Jonathan Fitzgerald, author of Not Your Mother's Morals: How the New Sincerity is Changing Pop Culture for the Better, said on Patrolmag.com that he thinks both Evans and McCracken are only partially right in their approach to beginning to solve the problem.
"In both cases the solution that is proposed is a conversation and they just disagree about who should be doing the listening and who should be doing the talking," wrote Fitzgerald. "But what we really need is not conversation, but action. That is, the way forward for all parties is for Millennials to get involved. Stop making a list of demands and do something."
When young people really get involved in a church, he suggests, they can help change to occur, though it may take time and require them to work with people who hold different opinions.
Anthony Bradley, associate professor of Theology and Ethics at The King's College, states in a blog post that Evans' article focuses on "a narrow subculture of conservative American evangelicals" and not the universal church. It does not address, for example, why millennials are leaving other groups, such as Roman Catholic, Eastern Orthodox, mainline Protestant and broad evangelical churches.
Bradley, who spent more than 20 years in the United Methodist Church (UMC) before joining the Presbyterian Church in America, says everything millennials are looking for in Evans' opinion could be found in mainline denominations like the UMC, yet even the UMC is "hemorrhaging."
"The bottom line is that most American Christian denominations are declining across the board, especially among their millennial attendees, and it would require a fair amount of hubris to attempt to explain the decline across America's 350,000 congregations," wrote Bradley.
After the overwhelming response to her article, Evans took to her blog to offer some further explanation and to show which resources helped drive her to her conclusions.

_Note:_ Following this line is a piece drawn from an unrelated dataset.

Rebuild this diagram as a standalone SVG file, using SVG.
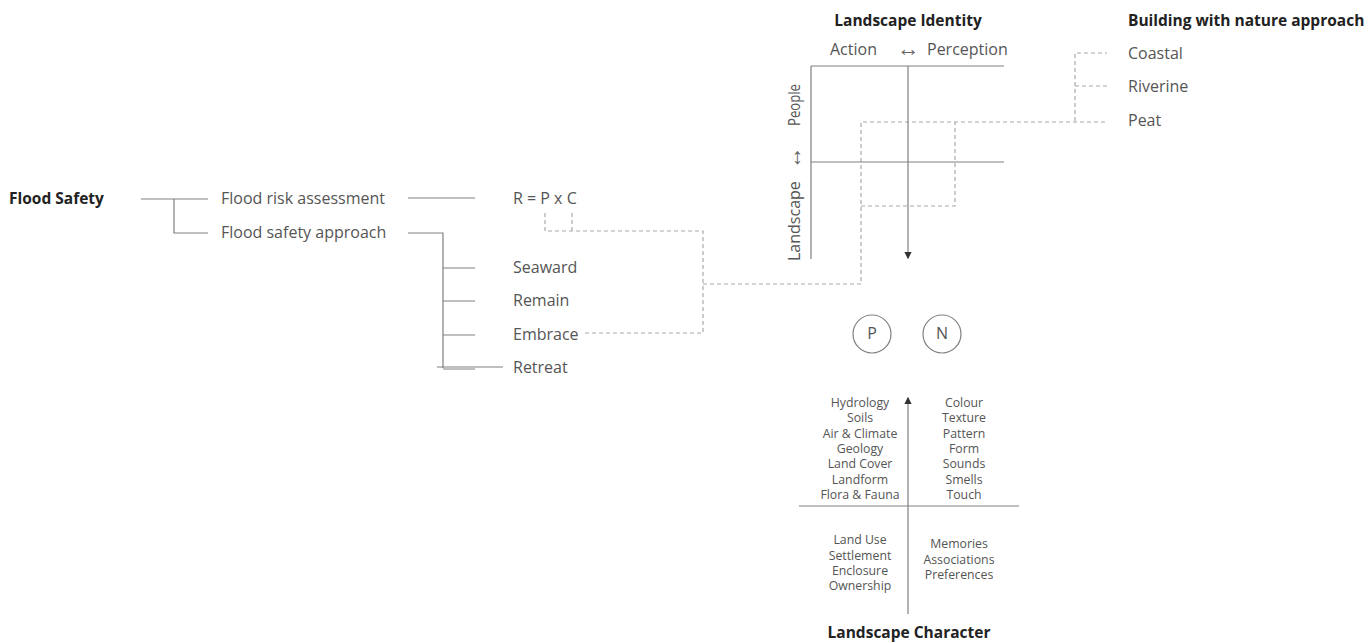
<svg xmlns="http://www.w3.org/2000/svg" width="1368" height="643" viewBox="0 0 1368 643">
  <style>
    .t { font-family: "Open Sans", "Liberation Sans", sans-serif; font-size: 16px; fill: #555; }
    .s { font-family: "Open Sans", "Liberation Sans", sans-serif; font-size: 12.3px; fill: #555; text-anchor: middle; }
    .b { font-family: "Open Sans", "Liberation Sans", sans-serif; font-size: 15.5px; font-weight: bold; fill: #222; }
    .arr { font-family: "Liberation Sans", sans-serif; font-size: 23px; fill: #666; text-anchor: middle; }
    .ln { stroke: #808080; stroke-width: 1.2; fill: none; }
    .dash { stroke: #aaa; stroke-width: 1.2; fill: none; stroke-dasharray: 4 3; }
  </style>
  <defs>
    <marker id="ah" viewBox="0 0 6 6" refX="5" refY="3" markerWidth="6" markerHeight="6" orient="auto">
      <path d="M0,0 L6,3 L0,6 Z" fill="#333"/>
    </marker>
  </defs>
  <rect width="1368" height="643" fill="#fff"/>

  <!-- connectors -->
  <g id="connectors">
    <!-- flood safety tree -->
    <path class="ln" d="M141,199 H208 M174,199 V233 H208"/>
    <path class="ln" d="M408,198 H475"/>
    <path class="ln" d="M408,233 H443 V368"/>
    <path class="ln" d="M443,268 H475 M443,301 H475 M443,335 H475"/>
    <path class="ln" d="M437,367 H503 M443,369 H475"/>
    <!-- dashed links -->
    <path class="dash" d="M545,213 V231 H703 V333 H583"/>
    <path class="dash" d="M572,213 V231"/>
    <path class="dash" d="M703,284 H861 V122 H1107"/>
    <path class="dash" d="M861,206 H955 V122"/>
    <path class="dash" d="M1075,121 V53 H1107 M1075,86 H1107"/>
    <!-- identity grid -->
    <path class="ln" d="M811,66 H1004 M811,66 V259 M811,162 H1004"/>
    <path class="ln" d="M908,66 V258" marker-end="url(#ah)"/>
    <!-- character axes -->
    <path class="ln" d="M908,614 V398" marker-end="url(#ah)"/>
    <path class="ln" d="M799,506 H1019"/>
  </g>

  <g id="flood-safety"><text class="b" x="9" y="204">Flood Safety</text></g>
  <g id="risk-assessment"><text class="t" x="221" y="204">Flood risk assessment</text></g>
  <g id="safety-approach"><text class="t" x="221" y="238">Flood safety approach</text></g>
  <g id="formula"><text class="t" x="513" y="204">R = P x C</text></g>
  <g id="seaward"><text class="t" x="513" y="273">Seaward</text></g>
  <g id="remain"><text class="t" x="513" y="306">Remain</text></g>
  <g id="embrace"><text class="t" x="513" y="340">Embrace</text></g>
  <g id="retreat"><text class="t" x="513" y="373">Retreat</text></g>

  <g id="landscape-identity">
    <text class="b" x="908" y="26" text-anchor="middle">Landscape Identity</text>
    <text class="t" x="830" y="55">Action</text>
    <text class="arr" x="908" y="56">↔</text>
    <text class="t" x="927" y="55">Perception</text>
    <text class="t" transform="translate(800,261) rotate(-90)">Landscape</text>
    <text class="arr" transform="translate(801,158) rotate(-90)">↔</text>
    <text class="t" transform="translate(800,126) rotate(-90)" textLength="42" lengthAdjust="spacingAndGlyphs">People</text>
  </g>

  <g id="bwn">
    <text class="b" x="1128" y="26">Building with nature approach</text>
  </g>
  <g id="coastal"><text class="t" x="1128" y="59">Coastal</text></g>
  <g id="riverine"><text class="t" x="1128" y="92">Riverine</text></g>
  <g id="peat"><text class="t" x="1128" y="126">Peat</text></g>

  <g id="node-p">
    <circle cx="872" cy="334" r="19" fill="none" stroke="#808080" stroke-width="1.2"/>
    <text class="t" x="872" y="339" text-anchor="middle" font-size="15">P</text>
  </g>
  <g id="node-n">
    <circle cx="942" cy="334" r="19" fill="none" stroke="#808080" stroke-width="1.2"/>
    <text class="t" x="942" y="339" text-anchor="middle" font-size="15">N</text>
  </g>

  <g id="landscape-character">
    <text class="s" x="860" y="407">Hydrology</text>
    <text class="s" x="860" y="422">Soils</text>
    <text class="s" x="860" y="438">Air &amp; Climate</text>
    <text class="s" x="860" y="453">Geology</text>
    <text class="s" x="860" y="468">Land Cover</text>
    <text class="s" x="860" y="484">Landform</text>
    <text class="s" x="860" y="499">Flora &amp; Fauna</text>
    <text class="s" x="964" y="407">Colour</text>
    <text class="s" x="964" y="422">Texture</text>
    <text class="s" x="964" y="438">Pattern</text>
    <text class="s" x="964" y="453">Form</text>
    <text class="s" x="964" y="468">Sounds</text>
    <text class="s" x="964" y="484">Smells</text>
    <text class="s" x="964" y="499">Touch</text>
    <text class="s" x="860" y="544">Land Use</text>
    <text class="s" x="860" y="560">Settlement</text>
    <text class="s" x="860" y="575">Enclosure</text>
    <text class="s" x="860" y="590">Ownership</text>
    <text class="s" x="959" y="548">Memories</text>
    <text class="s" x="959" y="564">Associations</text>
    <text class="s" x="959" y="579">Preferences</text>
    <text class="b" x="909" y="638" text-anchor="middle">Landscape Character</text>
  </g>
</svg>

"I hadn't intended it to be a comprehensive piece on the faith of millennials, just a commentary on how-generally, based on multiple surveys and my own experience, millennials in the U.S. long for change in the Church that goes beyond worship style and marketing," she wrote. "So it's been nice to see the conversation continue as church leaders, researches, and my fellow millennials weigh in."
She pointed to another blog post in which she described "in gross generalizations" how mainline denominations offer nearly everything she says millennials are looking for in a church, though they lack "that evangelical fire-in-the-belly" and intensive Bible study, among other things.
Evans also says her goal in the CNN article wasn't to say the church should bend to the whims of millennials, but rather that it should change with them.
"The article wasn't intended to be a list of demands, but rather an expression of desires, a casting of vision and an articulation of my hope for the Church," she wrote. "Obviously, the real work begins when we come together in community to do the hard, daily work of reconciliation, listening, serving, and worshipping in spirit and truth."
According to the Public Religion Research Institute, 21 percent of millennials say they were raised in a religious home but do not currently identify with any religion.
Correction: Monday, August, 5, 2013:
An article published Friday, Aug. 2, 2013 about the debate sparked by Rachel Held Evans' article on "Why Millennials Are Leaving the Church" incorrectly described Anthony Bradley as an associate professor of Theology and Ethics in the Public Service Program at The King's College. Bradley is associate professor of Theology and Ethics at The King's College, but not "in the Public Service Program."